Italiens Ministerpräsident Paolo Gentiloni - Mitglied der
sozialdemokratischen Regierungspartei PD - warb in einem Gastbeitrag
für die Zeitungen des Redaktionsnetzwerks Deutschland (RND, Samstag)
für die Aufnahme von Koalitionsverhandlungen. Auch die
stellvertretende CDU-Vorsitzende Julia Klöckner rief die
SPD-Delegierten zu Zustimmung auf. Sie könne nur an sie appellieren,
«dass sie am Ende das große Ganze im Blick haben. Es geht um die
Regierungsfähigkeit in Deutschland und darum, dass die Ränder nicht
gestärkt werden», sagte sie der «Rheinischen Post» (Samstag).

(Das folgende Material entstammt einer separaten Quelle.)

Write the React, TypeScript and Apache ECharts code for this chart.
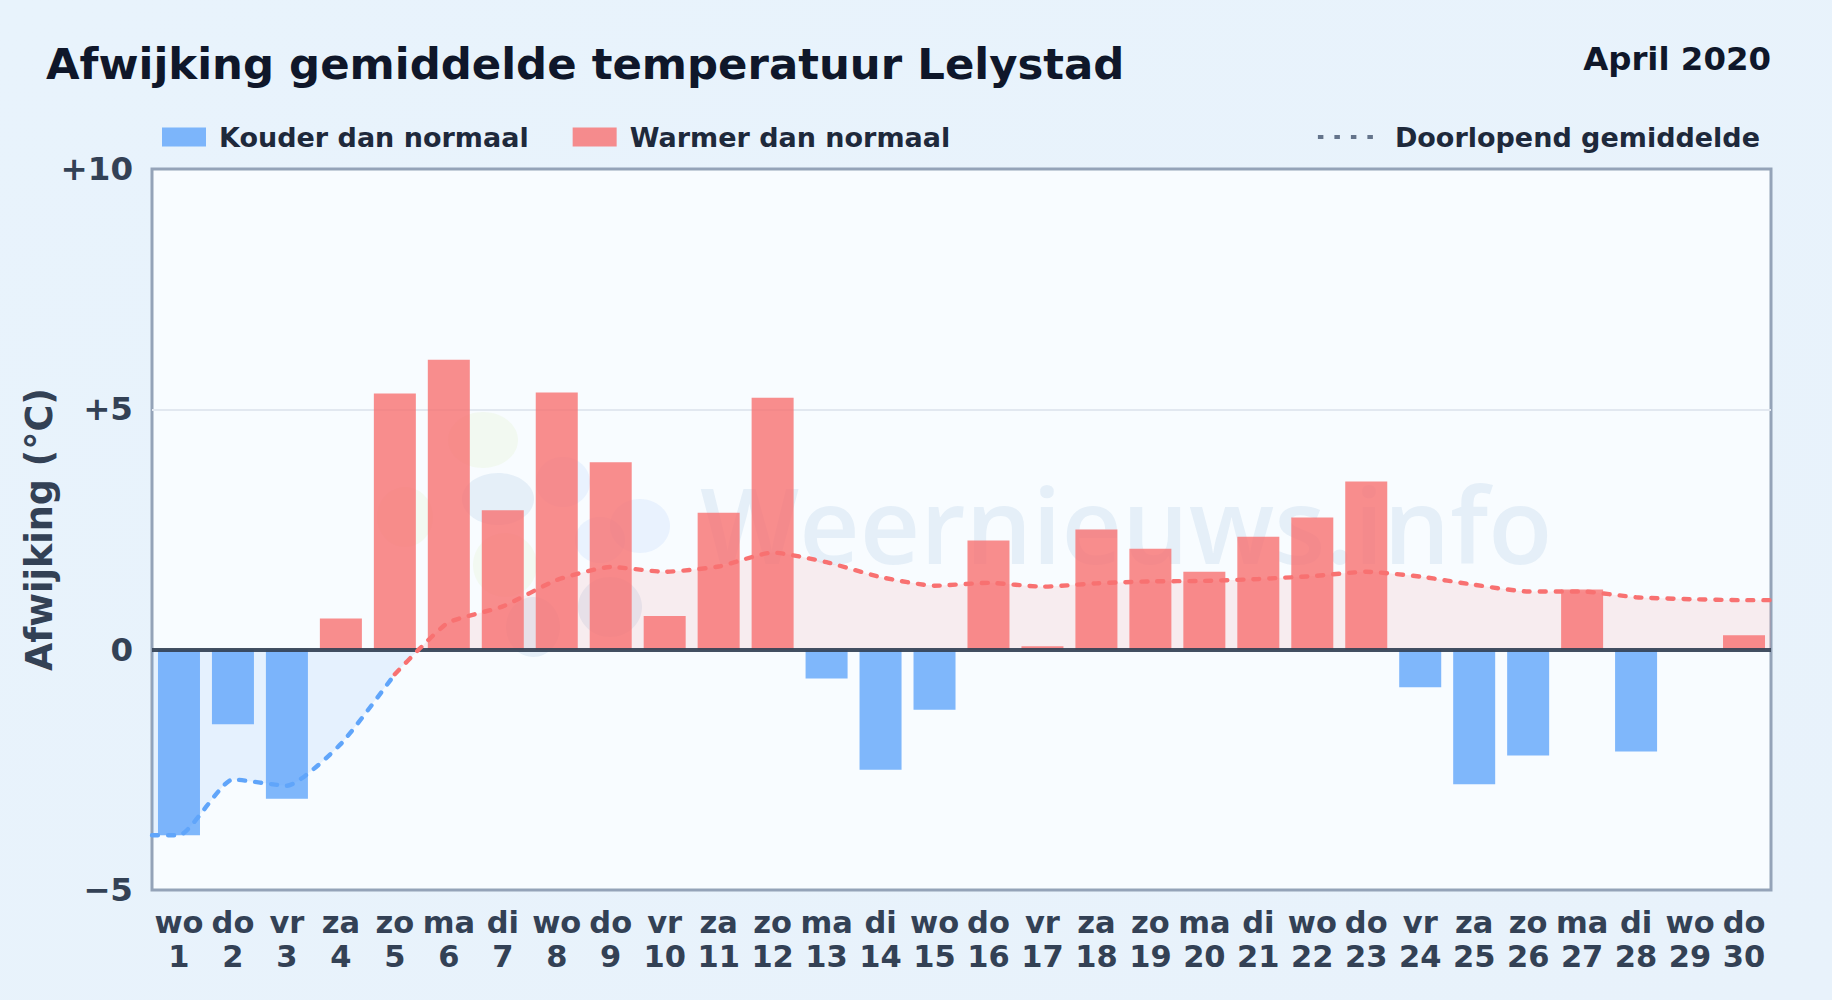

SPD-Generalsekretär Lars Klingbeil gab sich zuversichtlich. «Am Ende
wird es grünes Licht für weitere Verhandlungen geben», sagte er der
«Bild»-Zeitung (Samstag). Würde der Parteitag aber gegen den Kurs der

SPD-Spitze votieren, hätte das wohl dramatische Folgen. Schulz könnte
sich in dem Fall wohl kaum auf dem Chefposten der Partei halten. Die
SPD-Führung wäre beschädigt. Ein weiterer Absturz im Fall einer
Neuwahl würde drohen. Es ist daher nicht sehr wahrscheinlich, dass
die Delegierten dies in Kauf nehmen. Doch absolut sicher ist sich da
niemand.

Der «Kölner Stadt-Anzeiger» (Samstag) berichtete unter Berufung auf
SPD-Kreise, führende Politiker der NRW-SPD drängten Schulz, in einer
möglichen GroKo keinen Ministerposten zu übernehmen. Ein Verzicht
könne die Delegierten davon überzeugen, für die Aufnahme von
Koalitionsgesprächen zu stimmen. Schulz müsse die Befürchtung
zerstreuen, dass die dringend erforderliche Erneuerung der
Sozialdemokratie «wieder hinten runterfällt», wurde ein ungenannter
SPD-Bundestagsabgeordneter zitiert.

Einer Umfrage des Meinungsforschungsinstituts Kantar Emnid im Auftrag
der Funke Mediengruppe zufolge waren vor dem Parteitag nur 28 Prozent
der repräsentativ befragten Deutschen der Ansicht, Schulz könne die
SPD erfolgreich sanieren. Das reicht demnach in der Rangliste zehn
führender SPD-Politiker nur zu einem Mittelfeldplatz. Fast jeder
zweite Bürger (48 Prozent) traute der Umfrage nach Schulz-Vorgänger
Sigmar Gabriel am ehesten zu, die Partei aus der Krise zu führen.